Selfies replacing passwords: will the blind be left behind?

Last updated: 24 May 2016


selfies and visually impaired Silvia post

Help, I’ve got too many passwords – I can’t remember them all!

Sounds familiar? This problem may soon become a thing of the past as banks increasingly embrace biometric authentication, which is about to become mainstream, according to a study by MobeyForum.

The selfie is one biometric authentication method we discussed recently. Ready, smile, flash! Who wouldn’t love to replace a tedious identity check with a fun selfie?

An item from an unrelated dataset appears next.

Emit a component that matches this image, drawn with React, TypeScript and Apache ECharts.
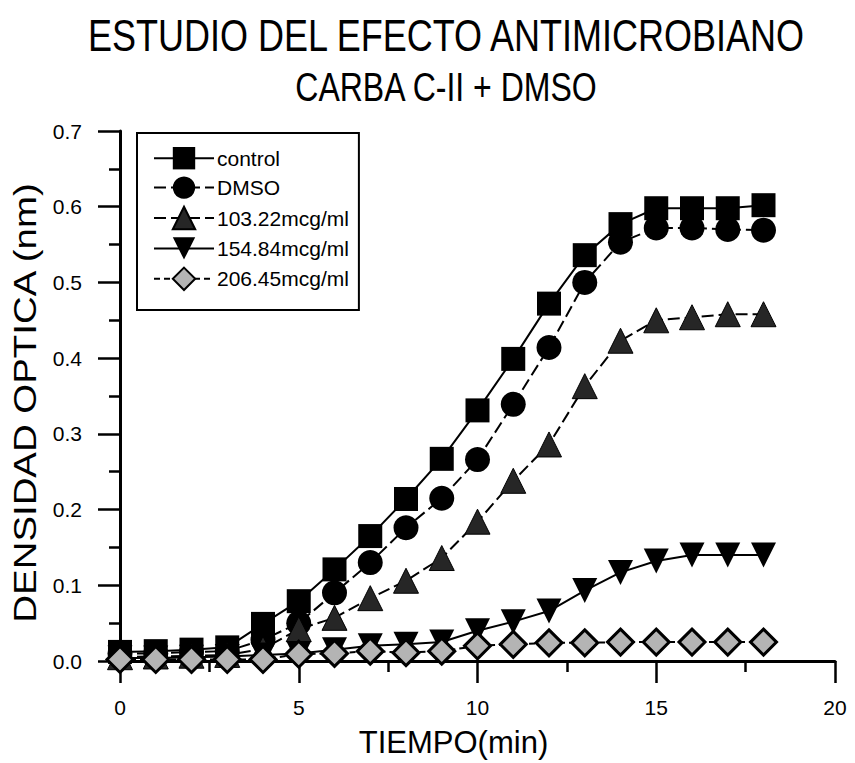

Those who cannot see very well – who represent about 15% of the world’s population. While taking a selfie is fun & games for many people, for others it’s an obstacle course. Am I centered? Is it blurry? If you can’t see, it’s hard to tell – and easy to be cut off from this exciting innovation. Are the visually impaired condemned to having to use far more passwords than they can possibly remember?

May be not. A group of researchers from the University of Surrey, the University Group for Identity Technologies (GUTI), and Carlos III University of Madrid are looking into alternative ways to give feedback. How about letting the visually impaired know if they are correctly positioned, lighted, and focused for their selfie through something they hear – such as a voice guiding them – or something they touch?

Poor hearing did not prevent Beethoven from composing, and typewriter artist Paul Smith copied the Mona Lisa despite having spastic cerebral palsy. Perhaps one day the visually impaired will surprise us with the quality of their selfifes – and be able to leave their passwords in the dustbin.